Tuesday, January 6, 2009

Ending the blood loss

One of the most self-defeating strategies of the Bush Administration (and there are many) was the choice to use torture on suspected and confirmed terrorists. The rationale makes sense and in the fear driven circumstances in the days after 9/11 it is pretty easy to reason most of us would also have demanded that all available methods for securing the country would be used. With no quarter or mercy given to thoser who would be willing to inflict such harm and damage to our nation.

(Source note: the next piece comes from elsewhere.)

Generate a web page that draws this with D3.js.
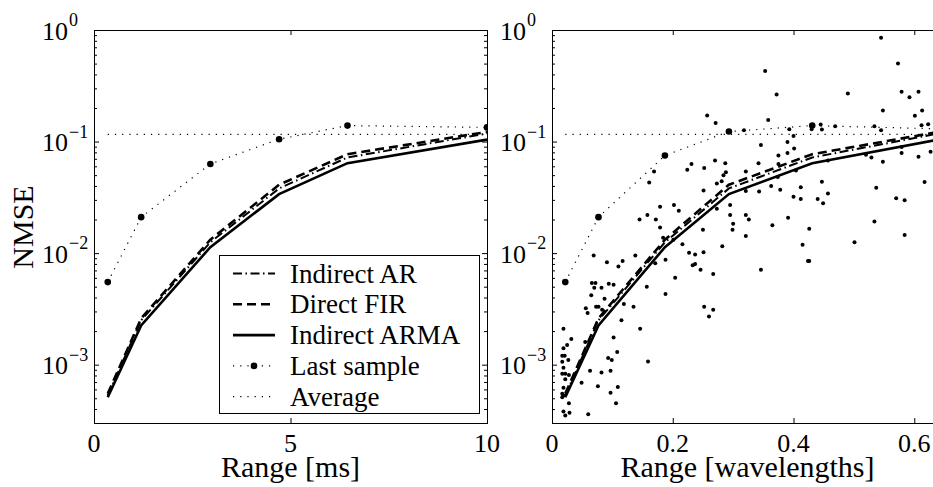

Yet it is precisely this antiquitated thinking that has driven the Bush Administration into so many of its follies. It's mistakes in Iraq were often drawn from the assumption that Iraqi's were just americans with different skin, wanting to embrace a world of consumerism and freedom if only the big bad dictator was removed. Likewise for torture, in a previous era it may have worked, or at least given the country an edge without any negative side effects. Bush and especially Cheney simply were repeating the wisdom of past era's, as Matthew Parris, a former UK Conservative MP explains:

The fate of his predecessor George W.Bush was to test almost to destruction the theory of the limitlessness of American wealth and power - and of the potency of the American democratic ideal too. With one last heave he pitched his country into a violent and ruinous contest with what at times seemed the whole world, and the whole world's opinion. He failed, luminously.

But maybe somebody had to.


We live in a substantially different world to that of the 50's and 70's, despite the fact, the International Relations system still accords power to the same countries in relatively the same order. International Institutions command the legitimacy for the making of war for much of World Public Opinion, and the International Media are able to broadcast into every home in the world, sympathetic and opposed the actions of each administration, including when they walk "on the dark side"

With all this in mind, it is very heartening to learn today that the incoming Obama Administration has appointed Leon Panetta to head the CIA. Via Atrios a op-ed from Panetta last March
Our forefathers prohibited "cruel and unusual punishment" because that was how tyrants and despots ruled in the 1700s. They wanted an America that was better than that. Torture is illegal, immoral, dangerous and counterproductive. And yet, the president is using fear to trump the law.


America is not only better than that, it is the anthesis of the modern nation. It, (far more than the french revolution I wager) introduced the modern idea of nationhood and the practice of nations to the world, and whilst burdened by a unspoken demand that it protect all people everywhere, it has constantly been at the forefront of the progress in Human Rights, Democracy and peaceful governance.

The Bush Administration tried, one last time to resist this push, to resist the slide into the post-vietnam world where governments are always accountable for the acts of their soldiers in distinant battlefields, and the legitimacy of any action is always up for public debate. This is a world that places many constraints and ties on a nation, even one as Gulliver sized as the USA. And whilst the ropes may not always hold (think invasion of Iraq by US without UN approval), the rope burn from the old ties is still apparent on this giants wrists and ankles.

One last time the Bush Administration pushed the old way of thinking ahead, hoping to resist the new worlds pressures. No administration after this will ever be so foolish. With the appointment of men like Panetta, we can be hopeful the Obama Administration is well aware of this lesson and the world it is about to lead.


* Postscript - If you are interested in the issue of torture and its perniscious effect, Jane Mayer's 'The Dark Side' is by far the best account of the Bush Administrations crimes, and my pick for best Non-Fiction book of 2008.